CK Mishra, chairman of the empowered group on hospital availability, disease surveillance, testing and critical care, said India’s Covid-19 count will plateau with people’s effort to cut down transmission. Mishra, who is also the outgoing Union environment secretary, discusses the government’s Covid-19 strategy in this interview with
Anubhuti Vishnoi. Excerpts:

On longer lockdown

In hindsight, there will be many views and it will be a matter of public health debate. At the time the lockdown came, there was a challenge and it was felt that the lockdown was best to address it. And there are huge dividends from that–from initially cutting transmission to reducing deaths and giving time for preparation.

At the end of the day, the government has to slowly allow people to resume their life. A huge responsibility is now on the people.

On virus numbers

It is not as if the infections will end by the month-end. Fresh infections as well as positive rate will increase, especially as we ramp up testing – this is nothing to be alarmed about. The progression of the disease is fortunately not exponential and we are on predictable lines to far.

Several modeling forecasts point at a July-August peak.

Also, beyond a timeframe, the number of Covid infections becomes irrelevant.. The numbers will plateau by people’s effort to cut down transmission.

What becomes relevant for the government is management of cases, control of death rates.

We have a mortality rate of 3-4% as on date; not more than 6-7% of the affected are in hospitals—as per our learning over the last two and half months. In the Indian context, our recovery rate is very good.

Given this trend, our concentration is, and should be, on treatment in hospitals and creating enough capacities to check mortalities.

On virus and India

Our ability to withstand the virus is much better than other countries. There could be several reasons from BCG, etc., to it, but it is a fact, so far.

There was excessive focus on ventilators, keeping the western experience in mind, but we shifted the narrative to availability of oxygen beds, which has served us well with higher recovery rates.

This also clearly shows that country-specific strategy is key.

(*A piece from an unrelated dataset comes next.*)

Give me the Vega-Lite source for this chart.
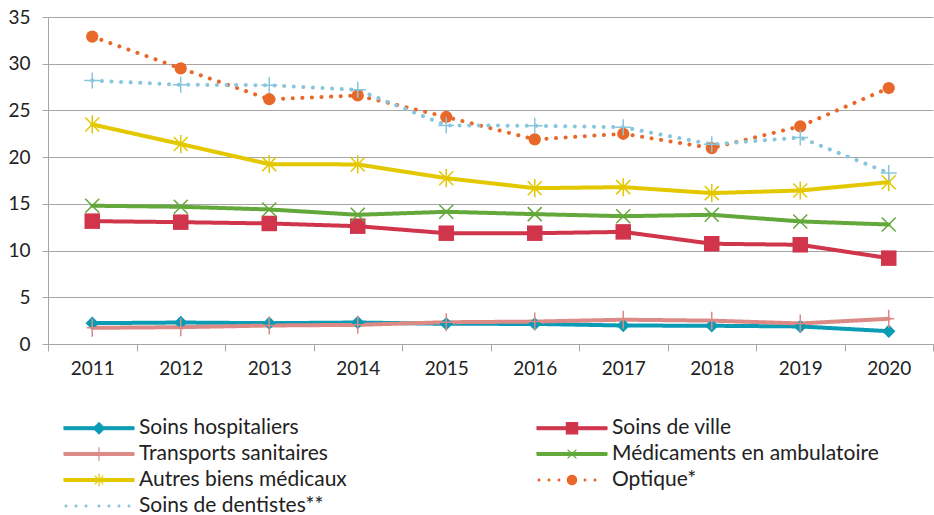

On the Mumbai-Delhi problem

When we started, our strategies were uniform and all-India in nature. Now we have started shifting strategies to cities. One of the reasons for the problems in Delhi and Mumbai is density. So they need different treatment from a district, and that is being done for a fortnight now. Containment zones have been identified and enforcement has to be steered there to ensure there is no spread out.

On movement of migrants

Yes, Uttar Pradesh, Bihar, West Bengal and Odisha saw a sudden spurt in cases. However, we have also seen that even if they did have infection, hardly any of these people needed serious hospitalisation and they recovered on their own. So, the virus did travel with the movement of people but hasn’t caused the kind of damage it was expected to cause. Once the disease cycle is over, they will not shed and spread it to rural areas. Covid-19 is still – up to 85% – an urban phenomenon.

On low testing

There are mainly two reasons for states testing less–some states, particularly in the eastern part of country, did not have adequate testing infrastructure and, hence, couldn’t ramp up testing. Here we pushed in alternative technology like TRUNAT machines, and this has been addressed.

However, there were also states like Telangana and Gujarat where the testing was low despite presence of infrastructure. They have begun picking pace on testing again, but more needs to be done.

Tamil Nadu’s numbers are very high but their management of cases is quite good and, hence, their death rate is among the lowest. At one point, Gujarat deaths went up–and the issue was hospital-level case management. So containment and hospital case management are key.

On hospital readiness
Leaving aside a few cities, the majority of hospitals in the country have adequate facilities. Our district-wise analysis shows adequate facilities and we are creating an alternative arrangement to ensure additional 40% capacity. However, we will keep over preparing to meet any scenario.

On lessons from Covid-19

A key learning is that the state of urban health infrastructure is a cause of worry. In Mumbai, that is borne out clearly–both in terms of density and health capacities and investment in them. The Smart City mission must redesign itself to meet health infrastructure demands and municipalities need to be focussed on, especially in urban areas.